Are you ready to help the Filipino Church?

“Many are suffering, and this will last for months and even years without God’s help and healing grace. So we pray that God will bring healing through the prayer relief team that we will deploy…where our network of churches are.”
(Image, caption courtesy World Mission)

Philippines (MNN) — U.N. Secretary-General Ban Ki-moon is calling the global community to step up their support for the Philippines.

After visiting areas ravished by Typhoon Haiyan last week, Ban outlined the U.N.’s four-year support plan. Totaling around $8 billion, the plan’s aim is to help revive the local economy and rebuild infrastructure destroyed by Haiyan’s wrath.

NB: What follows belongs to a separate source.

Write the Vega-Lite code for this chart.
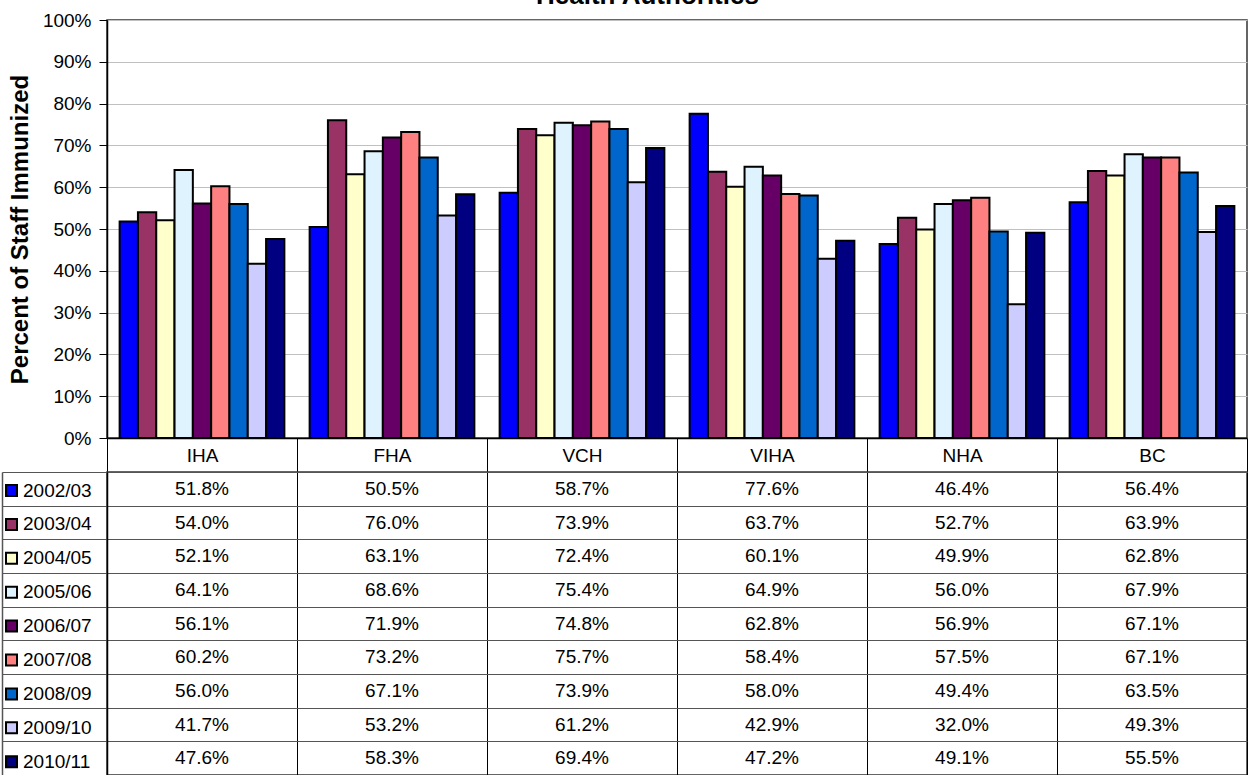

Greg Kelley, Executive Director of World Mission, says they have a plan of their own. In spring 2014, “We’re sending teams in from the U.S. that will be coming alongside our Filipino partners.

“They will be participating in rebuilding churches, pastors’ homes, and doing evangelism work, as well as distributing the Treasures,” Kelley explains. Those looking to join the trip should “have a heart for evangelism…along with the construction ability.”

Contact World Mission for more information or to sign up.

While rebuilding will be a primary focus of the trips, Treasure distributions will be equally important. World Mission’s Treasures are digital, solar-powered audio Bibles that hold over 60 hours of Scripture recorded in the heart language of remote people groups.

Kelley says stories of unimaginable tragedy pour out of the Philippines like a never-ending flood. But, “what we heard over and over was people’s desire for our Treasure, which is our audio Bible that’s in the Cebuano and Wari’ language.”

MNN’s sister station, WCSG, raised around $25,000 for World Mission’s relief efforts in the Philippines. As a result, the group sent 500 Treasures, along with relief aid like food and clothing, to communities affected by Haiyan.

It wasn’t easy, though. Kelley says looters are continually robbing convoys carrying relief aid to disaster-hit areas.

To protect their precious cargo, World Mission partners on-the-ground devised a clever scheme. They put signs on trucks carrying the Treasures and donated relief supplies that read “Good News Ministries” in the Arabic language.

“Anything in Arabic makes people pause and say, ‘You go ahead and pass through,'” Kelley explains.

“But [in reality], it was Christian relief coming through with these Arabic signs.”

(Image courtesy World Mission)

(Image courtesy World Mission)

Praise God for His protection of these supplies and local workers. Thank Him also for openness to the Gospel that didn’t exist before the storm.

Kelley says Guiyan, an area hit particularly hard by Haiyan, previously wanted nothing to do with Jesus Christ. “But after the storm, the hearts [of many people] opened up, and many of them have given their hearts to Christ.

“It’s pretty amazing to think how the Lord just used that tragedy to really open up the hearts and minds of people to the Gospel,” he adds.

Pray that more people will turn to Christ for salvation as they learn of His power and love.